Эффект разорвавшейся бомбы. Леонид Якобсон и советский балет как форма сопротивления - Дженис Росс
Шрифт:
Интервал:
Закладка:
Судьба школы, вероятно, была решена шестью месяцами ранее, когда Шнейдер, будучи евреем, как полагают, встретился с Голдой Мейерсон (позже Меир), первым послом Израиля в СССР. Ее приезд в Москву в начале сентября 1948 года вызвал серию спонтанных политических митингов повсюду, где бы она ни появлялась на публике. 4 октября 1948 года, во время праздника Рош ха-Ша-на (еврейского Нового года), Меир, занимавшая пост посла с сентября 1948 по март 1949 года, присутствовала на богослужении в московской Хоральной синагоге, где собралась почти 50-тысячная толпа [Veidlinger 2000: 267]. Через девять дней, 13 октября 1948 года, после того как она посетила службу Йом Кипур, за ней от синагоги до отеля «Метрополь» последовала большая толпа [Слезкин 2005: 382]. Несколько месяцев спустя Шнейдер был арестован и заключен в тюрьму, а в 1949 году московская школа Айседоры Дункан была официально закрыта. Шнейдер связался с Якобсоном и спросил, может ли тот как известный деятель искусств написать письма от его имени, чтобы поспособствовать его освобождению из тюрьмы. Якобсон написал, но его усилия не привели к освобождению Шнейдера. Многие евреи, оказавшиеся на встрече с Меир, впоследствии были арестованы, и Якобсоны считали, что арест Шнейдера также был связан с этой встречей. (Якобсон тоже присоединился к толпе, собравшейся взглянуть на Голду Меир, но воздерживался от какого-либо активного участия в демонстрациях просто потому, что в качестве языка для выражения протеста он всегда выбирал искусство, а полем битвы для него была сцена.)
Арест Шнейдера стал частью широкомасштабных облав на наиболее выдающихся из числа оставшихся представителей советской еврейской культуры, проводимых Министерством государственной безопасности в течение нескольких месяцев после прибытия Меир [Veidlinger 2000: 268]. Власти воспринимали поддерживающих Меир евреев как «пятую колонну», опасаясь, что те предадут советскую родину ради идей сионизма [Veidlinger 2000: 267]. Меир была назначена послом Израиля в Москве в тот период, когда активно закрывались еврейские культурные организации, начиная с закрытия Еврейского антифашистского комитета под председательством Михоэлса, журнала на идише «Эйникейт» и издательства «Дер Эмее». В этот период также проводились аресты важных еврейских деятелей культуры, чьи книги также конфисковывались из библиотек.
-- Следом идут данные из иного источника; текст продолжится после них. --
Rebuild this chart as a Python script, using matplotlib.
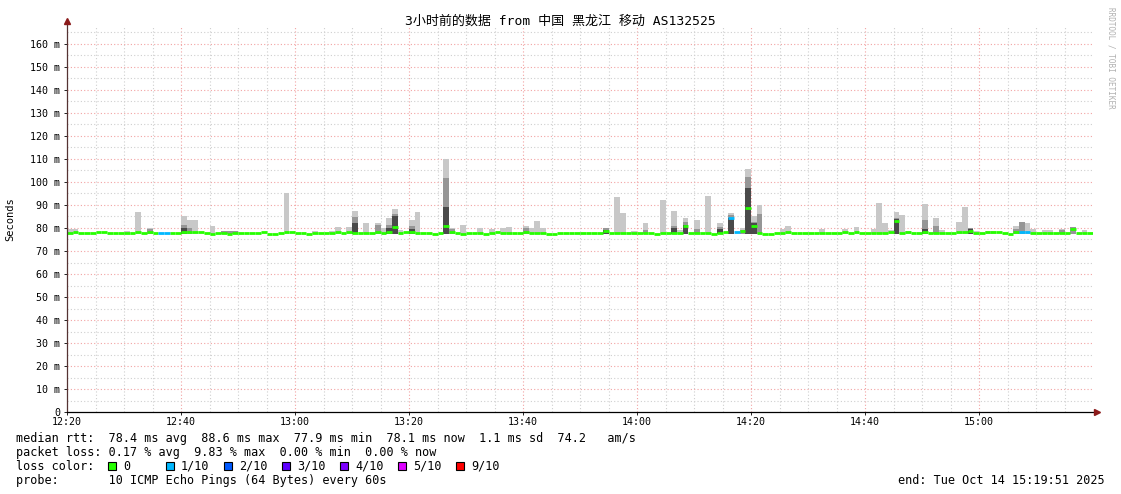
import matplotlib
matplotlib.use("Agg")
import matplotlib.pyplot as plt
from matplotlib.patches import Rectangle

plt.rcParams["font.family"] = ["DejaVu Sans Mono", "Noto Sans CJK SC"]

W, H = 1121, 494

# median rtt per minute (ms), 12:20 -> 15:20
median = [
    77.9, 78.3, 77.8, 77.8, 78.0, 78.2, 78.2, 77.9, 77.9, 77.9, 77.9, 77.9, 78.1, 77.9, 78.3, 77.9, 78.0, 78.0, 77.9, 77.9,
    78.3, 78.2, 78.3, 78.2, 77.9, 77.5, 77.8, 77.8, 77.5, 77.8, 77.8, 77.8, 77.9, 77.9, 78.3, 77.6, 77.6, 77.8, 78.2, 78.2,
    78.0, 77.7, 77.5, 78.0, 77.9, 77.9, 77.9, 78.2, 77.9, 78.3, 77.9, 77.9, 78.0, 77.8, 78.1, 78.0, 78.2, 80.6, 78.0, 78.2,
    78.4, 78.0, 77.9, 77.9, 77.6, 78.0, 81.0, 78.2, 77.9, 77.6, 78.0, 78.0, 78.0, 77.6, 77.9, 78.2, 78.0, 78.0, 78.0, 78.0,
    78.2, 78.0, 78.0, 77.9, 77.6, 77.6, 78.0, 77.9, 77.9, 77.9, 78.0, 78.0, 78.0, 78.0, 78.5, 77.8, 77.9, 78.0, 78.0, 77.9,
    77.9, 78.0, 77.8, 77.6, 78.0, 78.0, 78.0, 78.0, 81.0, 78.0, 78.0, 78.0, 78.0, 77.6, 78.0, 78.3, 84.2, 78.4, 78.5, 88.6,
    81.0, 78.0, 77.5, 77.6, 77.9, 78.0, 78.2, 78.0, 78.0, 77.9, 77.9, 77.7, 77.7, 77.9, 77.7, 77.9, 78.3, 77.7, 78.4, 77.9,
    78.0, 78.0, 78.0, 78.0, 78.3, 83.2, 77.9, 78.1, 77.9, 77.9, 78.2, 77.9, 78.0, 78.0, 77.7, 77.7, 78.2, 78.2, 78.7, 78.0,
    77.9, 78.1, 78.1, 78.1, 77.9, 77.6, 78.3, 78.4, 78.4, 78.0, 77.9, 77.9, 78.0, 78.0, 78.0, 77.8, 79.5, 77.9, 77.9, 77.9,
]

# minutes that lost 1 of 10 pings
loss_1_minutes = [16, 17, 116, 117, 167, 168]

# smoke: minute, top of light / medium / dark bands (0 = band absent)
smoke_minute = [0, 1, 10, 12, 14, 20, 21, 22, 25, 27,
                28, 29, 38, 43, 46, 47, 49, 50, 52, 54,
                55, 56, 57, 58, 60, 61, 66, 67, 69, 72,
                74, 76, 77, 80, 81, 82, 83, 94, 96, 97,
                99, 101, 104, 106, 107, 108, 110, 112, 114, 116,
                118, 119, 120, 121, 125, 126, 132, 136, 138, 141,
                142, 143, 144, 145, 146, 147, 150, 152, 153, 156,
                157, 158, 159, 161, 162, 166, 167, 168, 169, 171,
                172, 174, 176, 178]
smoke_top = [79.7, 79.7, 78.7, 87.0, 80.0, 85.2, 83.5, 83.5, 81.0, 78.7,
             78.7, 78.7, 95.2, 78.7, 78.7, 80.4, 80.4, 87.4, 82.0, 82.0,
             80.0, 84.5, 88.3, 79.0, 83.5, 87.0, 110.0, 80.0, 81.3, 80.0,
             79.5, 80.0, 80.4, 81.0, 80.0, 83.0, 80.0, 80.1, 93.6, 86.5,
             78.7, 82.2, 92.3, 87.4, 79.0, 84.5, 83.5, 94.0, 82.2, 86.5,
             80.0, 105.6, 85.0, 90.0, 79.6, 81.0, 79.6, 79.6, 80.4, 79.6,
             90.7, 82.0, 79.0, 86.8, 85.6, 78.7, 90.4, 84.5, 79.0, 82.7,
             89.0, 80.1, 78.7, 78.7, 78.7, 81.0, 82.5, 82.0, 79.6, 79.0,
             79.0, 79.6, 80.6, 79.0]
smoke_mid = [0, 0, 0, 0, 79.5, 81.5, 80.0, 0, 0, 78.6,
             78.6, 78.6, 0, 0, 0, 0, 0, 84.8, 0, 81.3,
             0, 81.5, 86.3, 0, 80.8, 0, 101.7, 79.5, 0, 0,
             0, 0, 0, 79.8, 0, 0, 0, 80.1, 0, 0,
             0, 79.0, 0, 81.0, 0, 82.5, 79.5, 0, 80.6, 85.5,
             79.0, 102.3, 82.5, 86.0, 0, 0, 0, 0, 0, 0,
             0, 0, 0, 84.5, 0, 0, 83.5, 81.0, 0, 0,
             0, 80.1, 0, 0, 0, 79.5, 82.5, 0, 0, 0,
             0, 79.0, 80.6, 0]
smoke_dark = [0, 0, 0, 0, 0, 80.0, 0, 0, 0, 0,
              0, 0, 0, 0, 0, 0, 0, 82.2, 0, 0,
              0, 80.0, 85.0, 0, 79.5, 0, 89.3, 0, 0, 0,
              0, 0, 0, 0, 0, 0, 0, 79.0, 0, 0,
              0, 0, 0, 80.0, 0, 81.5, 0, 0, 79.5, 84.5,
              0, 97.4, 82.0, 0, 0, 0, 0, 0, 0, 0,
              0, 0, 0, 83.8, 0, 0, 79.5, 0, 0, 0,
              0, 79.5, 0, 0, 0, 0, 0, 0, 0, 0,
              0, 0, 0, 0]
SMOKE_FLOOR = 77.5

time_ticks = [0, 20, 40, 60, 80, 100, 120, 140, 160]
time_labels = ["12:20", "12:40", "13:00", "13:20", "13:40", "14:00", "14:20", "14:40", "15:00"]

loss_labels = ["0", "1/10", "2/10", "3/10", "4/10", "5/10", "9/10"]
loss_colors = ["#26ff00", "#00b8ff", "#0059ff", "#5e00ff", "#7e00ff", "#dd00ff", "#ff0000"]

title = "3小时前的数据 from 中国 黑龙江 移动 AS132525"
stats_rtt = "median rtt:  78.4 ms avg  88.6 ms max  77.9 ms min  78.1 ms now  1.1 ms sd  74.2   am/s"
stats_loss = "packet loss: 0.17 % avg  9.83 % max  0.00 % min  0.00 % now"
probe = "probe:       10 ICMP Echo Pings (64 Bytes) every 60s"
end = "end: Tue Oct 14 15:19:51 2025"


def fx(x):
    return x / W


def fy(y):
    return 1 - y / H


fig = plt.figure(figsize=(W / 100, H / 100), dpi=100)
fig.patch.set_facecolor("white")
ax = fig.add_axes([fx(67), fy(412), (1093 - 67) / W, (412 - 27) / H])
ax.set_xlim(0, 180)
ax.set_ylim(0, (412 - 27) / 2.3)

# grid: minor grey dots, major red dots
for m in range(5, 180, 5):
    c = "#f2a3a3" if m % 20 == 0 else "#cfcfcf"
    ax.axvline(m, color=c, lw=0.8, ls=(0, (1, 2)), zorder=0)
for v in range(5, 170, 5):
    c = "#f2a3a3" if v % 10 == 0 else "#cfcfcf"
    ax.axhline(v, color=c, lw=0.8, ls=(0, (1, 2)), zorder=0)

# smoke
for m, top, mid, dark in zip(smoke_minute, smoke_top, smoke_mid, smoke_dark):
    ax.bar(m, top - SMOKE_FLOOR, bottom=SMOKE_FLOOR, width=1, align="edge",
           color="#c8c8c8", lw=0, zorder=1)
    if mid:
        ax.bar(m, mid - SMOKE_FLOOR, bottom=SMOKE_FLOOR, width=1, align="edge",
               color="#969696", lw=0, zorder=2)
    if dark:
        ax.bar(m, dark - SMOKE_FLOOR, bottom=SMOKE_FLOOR, width=1, align="edge",
               color="#4a4a4a", lw=0, zorder=3)

# median line coloured by loss
for i, v in enumerate(median):
    col = loss_colors[1] if i in loss_1_minutes else loss_colors[0]
    ax.hlines(v, i, i + 1, color=col, lw=2.0, zorder=4)

ax.set_xticks(time_ticks)
ax.set_xticklabels(time_labels)
ax.set_yticks(range(0, 170, 10))
ax.set_yticklabels(["0"] + [f"{v} m" for v in range(10, 170, 10)])
ax.tick_params(axis="both", labelsize=7.2, length=2.5, width=0.6, pad=2.5, colors="black")
ax.tick_params(axis="x", pad=1.2)

for s in ["top", "right", "left", "bottom"]:
    ax.spines[s].set_visible(False)
ax.plot([0, 0], [0, 1 + 5 / 385], transform=ax.transAxes, color="#553333", lw=0.9, clip_on=False, zorder=5)
ax.plot([0, 1 + 3 / 1026], [0, 0], transform=ax.transAxes, color="black", lw=0.9, clip_on=False, zorder=5)
ax.plot([0], [1 + 6 / 385], marker="^", ms=4, color="#8b1a1a", transform=ax.transAxes, clip_on=False, zorder=6)
ax.plot([1 + 4 / 1026], [0], marker=">", ms=4, color="#8b1a1a", transform=ax.transAxes, clip_on=False, zorder=6)

fig.text(fx(560), fy(21), title, ha="center", va="center", fontsize=9.4)
fig.text(fx(10), fy(219), "Seconds", rotation=90, ha="center", va="center", fontsize=7.5)
fig.text(fx(1111), fy(58), "RRDTOOL / TOBI OETIKER", rotation=270, ha="center", va="center",
         fontsize=5.5, color="#b0b0b0")

fs = 8.5
fig.text(fx(16), fy(438), stats_rtt, ha="left", va="center", fontsize=fs)
fig.text(fx(16), fy(452), stats_loss, ha="left", va="center", fontsize=fs)
fig.text(fx(16), fy(466), "loss color:", ha="left", va="center", fontsize=fs)
for k, (lab, col) in enumerate(zip(loss_labels, loss_colors)):
    x0 = 108 + 58 * k
    fig.add_artist(Rectangle((fx(x0), fy(470)), 8 / W, 8 / H, transform=fig.transFigure,
                             facecolor=col, edgecolor="black", lw=0.8))
    fig.text(fx(x0 + 15), fy(466), lab, ha="left", va="center", fontsize=fs)
fig.text(fx(16), fy(480), probe, ha="left", va="center", fontsize=fs)
fig.text(fx(1105), fy(480), end, ha="right", va="center", fontsize=fs)

fig.savefig("out.png", dpi=100)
Работа Якобсона с идеями Дункан не закончилась с закрытием московской школы. Десять лет спустя, в 1958 году, работая в Кировском балете, он создал эмоциональное соло «Мать» для танцовщицы в рамках серии миниатюр, поставленных им на тему человеческой трагедии, которую несет война. Длившаяся менее трех минут «Мать» – это не только портрет матери, переживающей утрату на войне своего ребенка, но и замечательный экскурс в то, что, по словам исследовательницы творчества Дункан Энн Дейли, является сущностью ее знаменитых соло: «Человеческое тело борется в одиночестве, бежит от чего-то, плывет и устремляется в пространство» [Daly 1995: 6]. Солистка балета Якобсона «Мать» танцует под тот же скрябинский фортепианный этюд, который Дункан использовала для своей драматической сольной миниатюры, посвященной памяти героев-большевиков: «Революционный этюд». Она исполнила его в России в 1923 году после возвращения из годовой поездки по Европе и США с русским поэтом Сергеем Есениным [Blair 1986: 406]. Танцуя с поднятыми в ярости кулаками и раскрытыми от самых плеч руками, будто источая скорбь, исходящую от самых кончиков пальцев, танцовщица Ольга Моисеева в «Матери» Якобсона величественно движется по сцене. С распущенными волосами, непривычно босыми ногами и в рваном платье, развевающемся на яростном ветру от работающего за кулисами вентилятора, она своим обликом напоминает облеченную в греческую тунику Дункан, только обрусевшую, переодетую в выцветшее крестьянское платье. Тело танцовщицы в «Матери» приводится в движение спокойной настойчивостью героини, которая движется целостно, отражая при этом знаменитый тезис Дункан о том, что внешняя легкость должна сопровождаться внутренней силой [Daly 1995: 79].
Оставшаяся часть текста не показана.